═════ DATA ROWS

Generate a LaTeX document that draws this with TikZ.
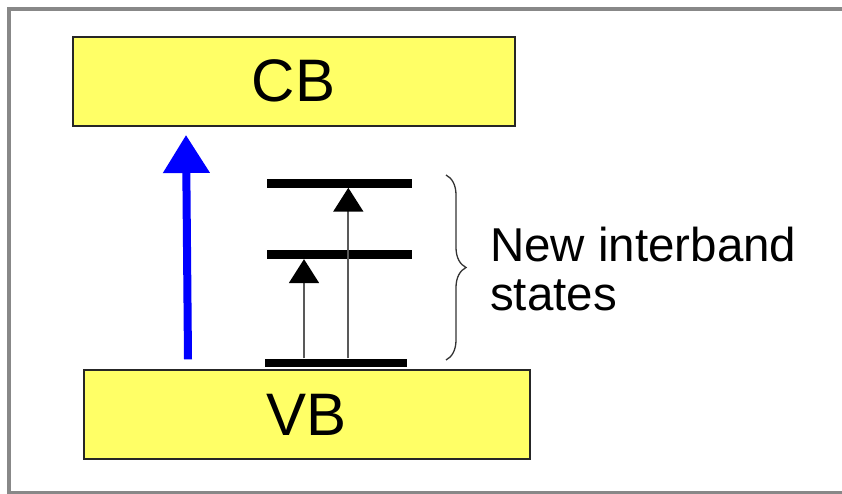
\documentclass[tikz,border=0pt]{standalone}
\usepackage{fontspec}
\setmainfont{Liberation Sans}
\usetikzlibrary{arrows.meta,decorations.pathreplacing}
\definecolor{bandyellow}{RGB}{255,255,102}
\definecolor{framegray}{RGB}{136,136,136}
\begin{document}
\begin{tikzpicture}[x=1pt,y=-1pt,
  band/.style={draw=black!85,line width=2pt,fill=bandyellow,minimum height=89pt,inner sep=0pt,font=\fontsize{60}{72}\selectfont},
  level/.style={fill=black,inner sep=0pt,minimum height=8.5pt},
  sarrow/.style={draw=black!65,line width=2pt,-{Triangle[width=30pt,length=24pt,color=black]}},
  barrow/.style={draw=blue,line width=8pt,-{Triangle[width=45pt,length=38pt,fill=blue]}},
  bracestyle/.style={decorate,decoration={brace,amplitude=20pt},line width=1.3pt,black!80}
]
\useasboundingbox (0,0) rectangle (842,494);
\fill[white] (0,0) rectangle (842,494);
\draw[framegray,line width=4pt] (860,9.5) -- (8.5,9.5) -- (8.5,492.5) -- (860,492.5);

\node[band,minimum width=442pt] (CB) at (293.5,81.2) {CB};
\node[band,minimum width=445.5pt] (VB) at (306.75,414.5) {VB};

\node[level,minimum width=145pt] (L2) at (339.8,183.3) {};
\node[level,minimum width=145pt] (L1) at (339.8,254.7) {};
\node[level,minimum width=142.3pt] (L0) at (336.2,362.8) {};

\coordinate (xa) at (304,0);
\coordinate (xb) at (348.3,0);
\draw[sarrow] (xa |- L0.north) -- (xa |- L1.south);
\draw[sarrow] (xb |- L0.north) -- (xb |- L2.south);

\coordinate (b0) at (188,359.3);
\coordinate (b1) at (186,135);
\draw[barrow] (b0) -- (b1);

\coordinate (r0) at (446,175);
\coordinate (r1) at (446,360);
\draw[bracestyle] (r0) -- (r1);

\node[anchor=base west,align=left,inner sep=0pt,font=\fontsize{47.5}{48.5}\selectfont] (lbl) at (490,310.2) {New interband\\states};
\end{tikzpicture}
\end{document}
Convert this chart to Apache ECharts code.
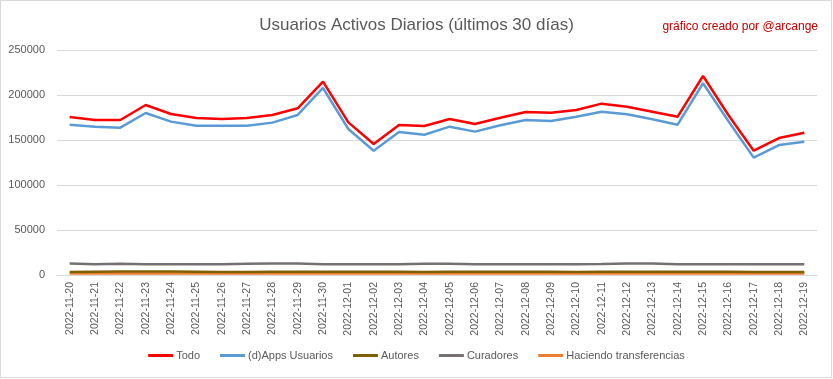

══════════

Report each line in the preceding entries that holds the string "this".

_TASK OUTPUT:_
Generate a LaTeX document that draws this with TikZ.
Convert this chart to Apache ECharts code.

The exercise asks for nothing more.